The St. Petersburg student also noted the challenges faced by young scientists in the Islamic Republic. For example, a master's student in Shiraz may have as many written works as associate professors at the Mining University, but even this is sometimes insufficient. Moreover, due to sanctions against Iran, much of the university’s equipment is from the 1970s and 1980s, which complicates some research.
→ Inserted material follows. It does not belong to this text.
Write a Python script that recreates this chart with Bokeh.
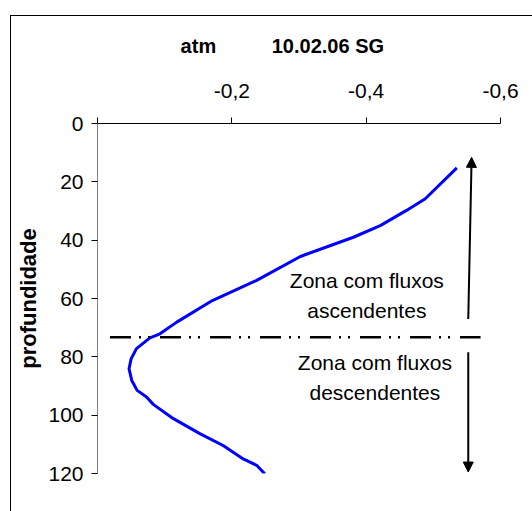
from bokeh.plotting import figure
from bokeh.models import (Range1d, FixedTicker, ColumnDataSource, Arrow,
                          NormalHead)
from bokeh.core.properties import value
from bokeh.embed import file_html
from bokeh.resources import INLINE

# ---- data ----
depth = [15.2, 25.8, 29.8, 35.0, 39.0, 45.6, 53.8, 60.7, 68.1, 72.1, 73.5,
         77.2, 80.7, 84.1, 88.1, 91.5, 93.8, 96.3, 101.2, 106.4, 110.4,
         115.0, 117.2, 120.1]
atm = [-0.535, -0.488, -0.460, -0.421, -0.381, -0.302, -0.237, -0.171,
       -0.118, -0.093, -0.078, -0.058, -0.050, -0.047, -0.051, -0.059,
       -0.073, -0.083, -0.113, -0.153, -0.187, -0.217, -0.237, -0.249]

x_ticks = [0, -0.2, -0.4, -0.6]
x_tick_labels = ["", "-0,2", "-0,4", "-0,6"]
y_ticks = [0, 20, 40, 60, 80, 100, 120]

boundary_depth = 73.3
boundary_x = [-0.0186, -0.5703]

zone_text = ["Zona com fluxos", "ascendentes", "Zona com fluxos", "descendentes"]
zone_x = [-0.401, -0.401, -0.413, -0.413]
zone_y = [53.8, 64.1, 81.8, 92.1]

up_arrow = dict(x_start=-0.552, y_start=67.0, x_end=-0.557, y_end=11.6)
down_arrow = dict(x_start=-0.552, y_start=78.4, x_end=-0.552, y_end=119.5)

NB = "\u00a0"
title_text = "atm" + NB * 10 + "10.02.06 SG" + NB * 6

FONT = "Liberation Sans"

p = figure(width=522, height=496, output_backend="svg", toolbar_location=None,
           x_range=Range1d(0, -0.6), y_range=Range1d(120, 0),
           x_axis_location="above",
           min_border_left=86, min_border_right=33,
           min_border_top=107, min_border_bottom=39)
p.margin = (15, 0, 0, 10)
p.styles = {"border-left": "1px solid black", "border-top": "1px solid black"}
p.outline_line_color = None
p.background_fill_color = "white"
p.border_fill_color = "white"
p.xgrid.visible = False
p.ygrid.visible = False

xa = p.xaxis[0]
xa.ticker = FixedTicker(ticks=x_ticks)
xa.major_label_overrides = {t: l for t, l in zip(x_ticks, x_tick_labels)}
xa.minor_tick_line_color = None
xa.major_tick_in = 0
xa.major_tick_out = 6
xa.axis_line_color = "black"
xa.major_tick_line_color = "black"
xa.major_label_text_font = FONT
xa.major_label_text_font_size = "21px"
xa.major_label_text_color = "black"
xa.major_label_standoff = 20
xa.axis_label = title_text
xa.axis_label_text_font = FONT
xa.axis_label_text_font_size = "20px"
xa.axis_label_text_font_style = "bold"
xa.axis_label_text_color = "black"
xa.axis_label_standoff = 24

ya = p.yaxis[0]
ya.ticker = FixedTicker(ticks=y_ticks)
ya.minor_tick_line_color = None
ya.major_tick_in = 0
ya.major_tick_out = 6
ya.axis_line_color = "#808080"
ya.major_tick_line_color = "black"
ya.major_label_text_font = FONT
ya.major_label_text_font_size = "21px"
ya.major_label_text_color = "black"
ya.major_label_standoff = 8
ya.axis_label = "profundidade"
ya.axis_label_text_font = FONT
ya.axis_label_text_font_size = "22px"
ya.axis_label_text_font_style = "bold"
ya.axis_label_text_color = "black"
ya.axis_label_standoff = 4

# profile curve
p.line(atm, depth, line_color="#0000FF", line_width=3)

# boundary dash-dot-dot line
p.line(boundary_x, [boundary_depth, boundary_depth], line_color="black",
       line_width=2.5, line_dash="21 8 2 7 2 10")

# zone texts
src = ColumnDataSource(dict(x=zone_x, y=zone_y, t=zone_text))
p.text(x="x", y="y", text="t", source=src, text_font=value(FONT),
       text_font_size="21px", text_align="center", text_baseline="middle",
       text_color="black")

# arrows
p.add_layout(Arrow(end=NormalHead(size=10, fill_color="black", line_color="black"),
                   line_color="black", line_width=2, **up_arrow))
p.add_layout(Arrow(end=NormalHead(size=10, fill_color="black", line_color="black"),
                   line_color="black", line_width=2, **down_arrow))

open("out.html", "w").write(file_html(p, INLINE))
A significant advantage of studying at Shiraz University is the close interaction between the university and the Fars Science and Technology Park (FSTP). Students have the opportunity to attract a local company or a university professor’s interest and implement a project with the help of FSTP. The park operates as a business incubator: projects are provided with office space and laboratories at reduced rates or free of charge, access to necessary infrastructure is granted, and business mentorship and legal support are offered. The park’s sales volume in the domestic market has already reached 17 trillion rials (about 2.1 billion rubles).
Yulia Gurkina, a student from the Department of Systems Analysis and Management, added that Shiraz University students have access to laboratories, co-working spaces, and a vast library with a collection of over 500,000 items. The building housing the library has four floors and covers a total area of 11,000 square meters, allowing up to 700 students to be present there at the same time.
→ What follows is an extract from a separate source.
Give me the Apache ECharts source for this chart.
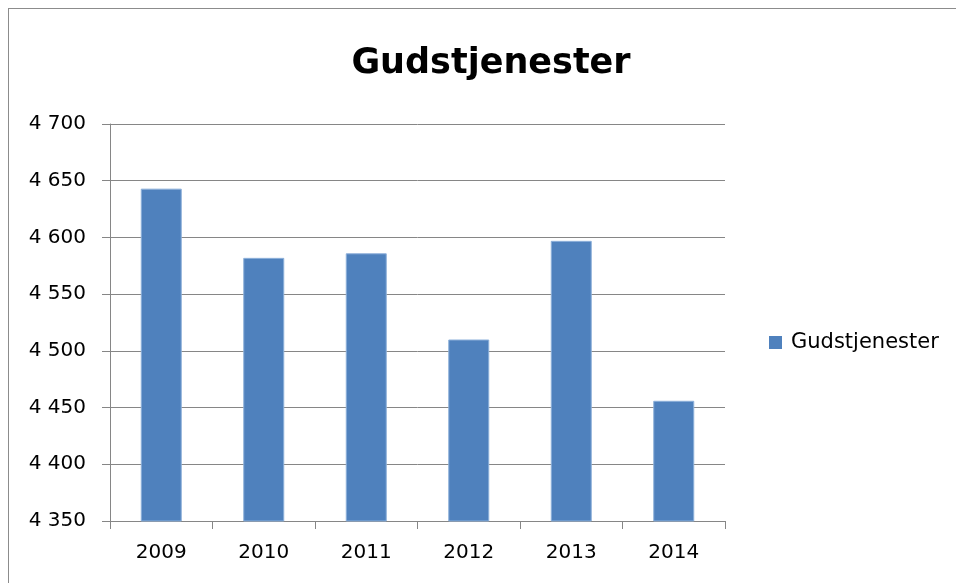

«The library has an old book museum, publications in various world languages, including Russian and English, as well as rare manuscripts by Persian poets (Hafez, Saadi). Another interesting fact about this library, which helps students maintain motivation for learning, is that every month, lists of the best students are displayed at the entrance to the library», — said Yulia Gurkina.
Despite the challenges faced by Iran's science and industry over the past few decades, the country continues to develop both domestic research and international collaboration. The joint projects between Empress Catherine II Saint Petersburg Mining University and Shiraz University demonstrate that even under large-scale sanctions, knowledge exchange and the development of advanced technologies are possible. The projects of the two universities — from experiments with nanogenerators to pilot production of needle coke — lay a strong foundation for scientific partnership and the training of a new generation of researchers, who are the focus of the "Hope — Mobile Intelligence" program.